About Robotic Polishing

Polishing is a surface treatment process that uses forced frictional contact of the workpiece again a rotating wheel or moving belt with abrasive properties.

See Also
Polishing

There may be various types of polishing with conventional naming conventions, such as Grinding for deburring and rough finish of metal parts, Polishing for medium finish of manufactured items, and Buffing for smooth finish and mirror finish appearance of items.

The polishing wheel or belt may be either be part of a robot tool, or mounted on its own machine in a fixed location with the workpiece being manipulated by the robot.

In some cases, the robot tooling may be comprised of multiple polishing wheels which can be individually raised and turned OFF or lowered and turned ON during the simulation.

The desired result of the polishing for a given set of process parameters is quantified by the Abrasive Exposure. This is a percentage value which the solver computes at each mesh vertex point of the surface as the simulation progresses. 100% exposure corresponds to the ideal finish produced when using the Standard settings.
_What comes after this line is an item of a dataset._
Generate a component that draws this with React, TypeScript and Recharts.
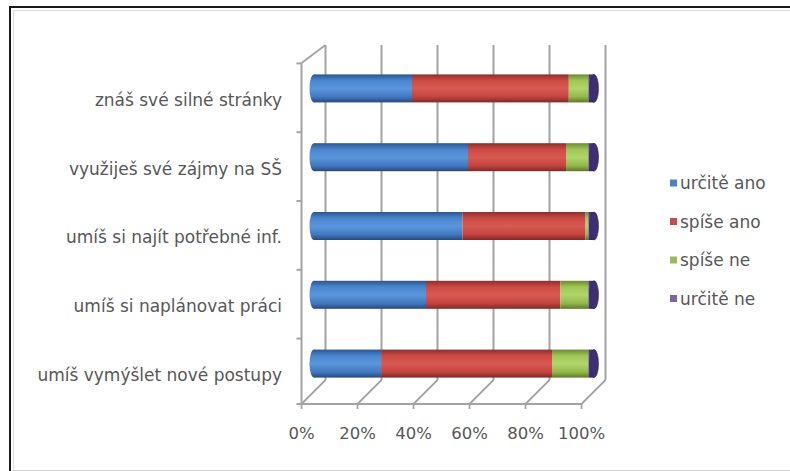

This ideal exposure per surface mesh vertex point may be inferred by the values entered in the Calibration tab of the Blasting profile.

For example, a "standard polishing width" of 40 mm at a robot motion "standard polishing speed" of 100 mm/s implies that the ideal polishing time per surface point would be 0.4 seconds (40/100). Hence, this would be the default Polishing time value to enter in the first Polishing tab of the profile. You may also choose to increase or decrease this default value based on the specific requirements of their process. Variations during simulation with robot speed or grinding contact will result in the actual Exposure percentage computation and display. The finishing results may show some areas of the workpiece to be less than 100% and other areas to be at greater than 100%. Exposure much below 100 implies inadequate finishing while Exposure much above 100 implies excessive abrasion.

All other process parameters, such as belt or wheel speed, grinding force, etc. are assumed retained constant. In particular, the abrasive grinding force is automatically maintained at the required process value by the use of a constant pressure mechanism behind the wheel or belt. The fine positioning of the robot kinematic motions will affect grinding contact exposure but will not affect the quality of the finishing in terms of grinding force.

Note that unlike other spraying type technologies, the abrasion results for Polishing depend only on the time of contact between the simulated tool and each mesh vertex point of the simulated product. The Calibration tab page settings are meant to document the ideal behavior for a given tool and product usage combination as well as for potential OLP related purposes. They do not have an effect on the simulation abrasion result computations.

The ideal contact time per mesh vertex point is recommended by the calibration time parameters since the effective "width" of the polishing tool and the ideal process "speed" of the polishing robot motion together imply a duration of processing contact on the physical product surface as explained in the 0.4 seconds example above. Scenarios in the real physical system with different tool settings such as different tool rotation speeds etc would imply creation of different Polishing profiles with different calibration tab page settings.

The first Polishing tab page settings are the only ones used to compute abrasion results during a particular simulation run. You may modify the "ideal" settings implied by the calibration tab page parameters based on your experience and wish to adjust the simulation results.

Scenarios in the real physical system, where the tool is expected to be moved at different speeds to achieve desired polishing quality, would mean the creation of multiple "tools" that share the same calibration tab page settings but different simulation tab page settings. Note also that Contact tolerance is used in the occasional situation of simulation when sometimes the tool is almost in contact with the product, otherwise the tool is typically modeled with a slightly larger dimension that the physical tool to account for the spring loaded compensation behavior of the real physical system.

During simulation, the approach direction of the polishing tool relative to the surface being processed is specified by the positive Z direction of the coordinate system specified in the Direction tab page of the profile. This direction specification is required so that the effect of the polishing is applied to the correct side of the surface being processed. The position of this coordinate system should not be inside the polishing tool but rather behind the tool on the robot mount plate side, so as to provide the correct inference of the approach direction relative to the surface.